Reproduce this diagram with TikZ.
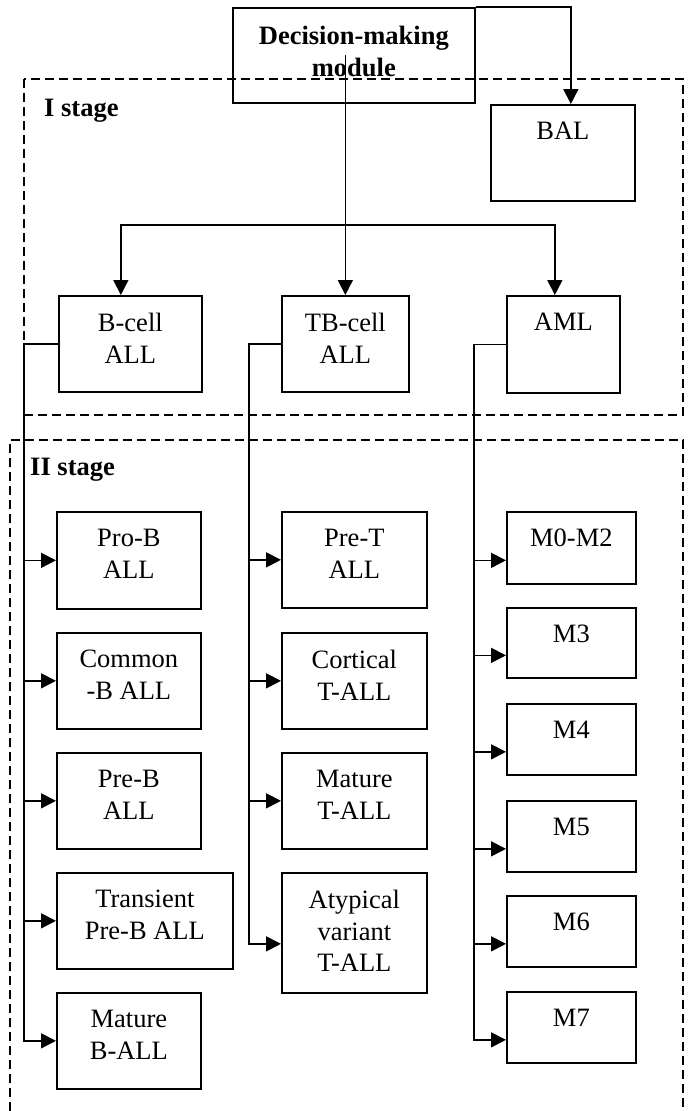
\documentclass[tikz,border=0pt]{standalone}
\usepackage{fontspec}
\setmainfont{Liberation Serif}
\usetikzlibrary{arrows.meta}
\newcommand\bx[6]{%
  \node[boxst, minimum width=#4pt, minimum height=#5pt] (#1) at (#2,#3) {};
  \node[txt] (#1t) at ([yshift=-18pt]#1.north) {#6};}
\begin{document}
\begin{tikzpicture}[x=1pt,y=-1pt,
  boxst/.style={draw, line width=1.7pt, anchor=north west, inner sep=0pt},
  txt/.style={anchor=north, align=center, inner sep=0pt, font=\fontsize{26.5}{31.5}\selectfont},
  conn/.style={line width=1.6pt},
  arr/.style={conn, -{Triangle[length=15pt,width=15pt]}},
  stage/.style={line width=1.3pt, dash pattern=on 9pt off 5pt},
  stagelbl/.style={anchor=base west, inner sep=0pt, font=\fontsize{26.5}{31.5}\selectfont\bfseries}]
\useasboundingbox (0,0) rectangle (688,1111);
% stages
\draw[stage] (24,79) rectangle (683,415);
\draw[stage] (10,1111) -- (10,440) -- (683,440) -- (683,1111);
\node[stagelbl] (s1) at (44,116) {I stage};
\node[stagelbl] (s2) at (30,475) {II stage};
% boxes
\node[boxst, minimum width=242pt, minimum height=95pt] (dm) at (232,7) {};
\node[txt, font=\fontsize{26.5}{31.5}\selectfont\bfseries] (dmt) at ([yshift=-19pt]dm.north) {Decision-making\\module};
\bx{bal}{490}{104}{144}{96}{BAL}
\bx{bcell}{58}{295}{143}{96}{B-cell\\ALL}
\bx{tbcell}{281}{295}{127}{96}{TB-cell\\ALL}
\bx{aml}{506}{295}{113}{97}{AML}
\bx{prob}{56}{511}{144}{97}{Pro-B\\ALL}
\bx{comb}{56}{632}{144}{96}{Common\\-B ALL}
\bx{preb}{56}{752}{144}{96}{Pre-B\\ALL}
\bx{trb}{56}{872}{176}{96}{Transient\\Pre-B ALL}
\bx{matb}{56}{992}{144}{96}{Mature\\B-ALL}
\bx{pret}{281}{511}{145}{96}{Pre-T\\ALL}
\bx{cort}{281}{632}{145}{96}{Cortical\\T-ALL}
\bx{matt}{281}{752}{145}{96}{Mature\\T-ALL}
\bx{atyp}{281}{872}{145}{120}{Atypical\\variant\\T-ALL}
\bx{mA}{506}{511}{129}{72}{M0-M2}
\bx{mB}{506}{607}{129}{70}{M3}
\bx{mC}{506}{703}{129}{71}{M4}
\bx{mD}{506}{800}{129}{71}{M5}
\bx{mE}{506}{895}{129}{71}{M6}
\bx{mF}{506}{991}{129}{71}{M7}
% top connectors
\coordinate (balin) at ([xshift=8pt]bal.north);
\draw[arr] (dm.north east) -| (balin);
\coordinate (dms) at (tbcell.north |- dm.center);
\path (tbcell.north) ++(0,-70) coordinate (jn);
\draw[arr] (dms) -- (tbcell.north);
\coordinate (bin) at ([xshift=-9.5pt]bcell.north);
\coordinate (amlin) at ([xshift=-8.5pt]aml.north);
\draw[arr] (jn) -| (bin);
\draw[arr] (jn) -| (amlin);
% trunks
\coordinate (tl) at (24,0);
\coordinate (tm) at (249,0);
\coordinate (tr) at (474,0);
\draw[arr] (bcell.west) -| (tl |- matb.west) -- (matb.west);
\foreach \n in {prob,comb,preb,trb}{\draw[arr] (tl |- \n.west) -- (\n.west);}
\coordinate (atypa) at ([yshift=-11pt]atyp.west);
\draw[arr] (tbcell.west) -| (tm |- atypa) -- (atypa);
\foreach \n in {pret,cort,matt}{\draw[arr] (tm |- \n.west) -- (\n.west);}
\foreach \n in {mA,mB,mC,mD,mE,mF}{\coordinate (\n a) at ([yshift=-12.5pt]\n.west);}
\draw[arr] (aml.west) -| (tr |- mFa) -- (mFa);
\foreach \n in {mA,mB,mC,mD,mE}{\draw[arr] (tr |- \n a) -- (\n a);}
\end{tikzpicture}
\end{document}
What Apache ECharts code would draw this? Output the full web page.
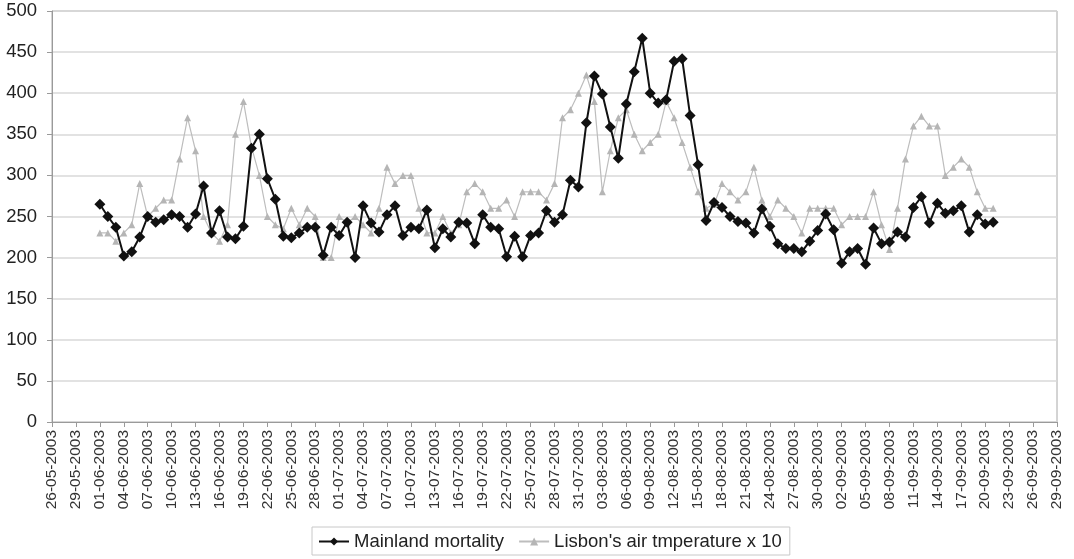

### [Exercise brief]
Repeat the full listing above exactly, with no pictures in the copy.

### [Expected answer]
Reproduce this diagram with TikZ.
\documentclass[tikz,border=0pt]{standalone}
\usepackage{fontspec}
\setmainfont{Liberation Serif}
\usetikzlibrary{arrows.meta}
\newcommand\bx[6]{%
  \node[boxst, minimum width=#4pt, minimum height=#5pt] (#1) at (#2,#3) {};
  \node[txt] (#1t) at ([yshift=-18pt]#1.north) {#6};}
\begin{document}
\begin{tikzpicture}[x=1pt,y=-1pt,
  boxst/.style={draw, line width=1.7pt, anchor=north west, inner sep=0pt},
  txt/.style={anchor=north, align=center, inner sep=0pt, font=\fontsize{26.5}{31.5}\selectfont},
  conn/.style={line width=1.6pt},
  arr/.style={conn, -{Triangle[length=15pt,width=15pt]}},
  stage/.style={line width=1.3pt, dash pattern=on 9pt off 5pt},
  stagelbl/.style={anchor=base west, inner sep=0pt, font=\fontsize{26.5}{31.5}\selectfont\bfseries}]
\useasboundingbox (0,0) rectangle (688,1111);
% stages
\draw[stage] (24,79) rectangle (683,415);
\draw[stage] (10,1111) -- (10,440) -- (683,440) -- (683,1111);
\node[stagelbl] (s1) at (44,116) {I stage};
\node[stagelbl] (s2) at (30,475) {II stage};
% boxes
\node[boxst, minimum width=242pt, minimum height=95pt] (dm) at (232,7) {};
\node[txt, font=\fontsize{26.5}{31.5}\selectfont\bfseries] (dmt) at ([yshift=-19pt]dm.north) {Decision-making\\module};
\bx{bal}{490}{104}{144}{96}{BAL}
\bx{bcell}{58}{295}{143}{96}{B-cell\\ALL}
\bx{tbcell}{281}{295}{127}{96}{TB-cell\\ALL}
\bx{aml}{506}{295}{113}{97}{AML}
\bx{prob}{56}{511}{144}{97}{Pro-B\\ALL}
\bx{comb}{56}{632}{144}{96}{Common\\-B ALL}
\bx{preb}{56}{752}{144}{96}{Pre-B\\ALL}
\bx{trb}{56}{872}{176}{96}{Transient\\Pre-B ALL}
\bx{matb}{56}{992}{144}{96}{Mature\\B-ALL}
\bx{pret}{281}{511}{145}{96}{Pre-T\\ALL}
\bx{cort}{281}{632}{145}{96}{Cortical\\T-ALL}
\bx{matt}{281}{752}{145}{96}{Mature\\T-ALL}
\bx{atyp}{281}{872}{145}{120}{Atypical\\variant\\T-ALL}
\bx{mA}{506}{511}{129}{72}{M0-M2}
\bx{mB}{506}{607}{129}{70}{M3}
\bx{mC}{506}{703}{129}{71}{M4}
\bx{mD}{506}{800}{129}{71}{M5}
\bx{mE}{506}{895}{129}{71}{M6}
\bx{mF}{506}{991}{129}{71}{M7}
% top connectors
\coordinate (balin) at ([xshift=8pt]bal.north);
\draw[arr] (dm.north east) -| (balin);
\coordinate (dms) at (tbcell.north |- dm.center);
\path (tbcell.north) ++(0,-70) coordinate (jn);
\draw[arr] (dms) -- (tbcell.north);
\coordinate (bin) at ([xshift=-9.5pt]bcell.north);
\coordinate (amlin) at ([xshift=-8.5pt]aml.north);
\draw[arr] (jn) -| (bin);
\draw[arr] (jn) -| (amlin);
% trunks
\coordinate (tl) at (24,0);
\coordinate (tm) at (249,0);
\coordinate (tr) at (474,0);
\draw[arr] (bcell.west) -| (tl |- matb.west) -- (matb.west);
\foreach \n in {prob,comb,preb,trb}{\draw[arr] (tl |- \n.west) -- (\n.west);}
\coordinate (atypa) at ([yshift=-11pt]atyp.west);
\draw[arr] (tbcell.west) -| (tm |- atypa) -- (atypa);
\foreach \n in {pret,cort,matt}{\draw[arr] (tm |- \n.west) -- (\n.west);}
\foreach \n in {mA,mB,mC,mD,mE,mF}{\coordinate (\n a) at ([yshift=-12.5pt]\n.west);}
\draw[arr] (aml.west) -| (tr |- mFa) -- (mFa);
\foreach \n in {mA,mB,mC,mD,mE}{\draw[arr] (tr |- \n a) -- (\n a);}
\end{tikzpicture}
\end{document}
What Apache ECharts code would draw this? Output the full web page.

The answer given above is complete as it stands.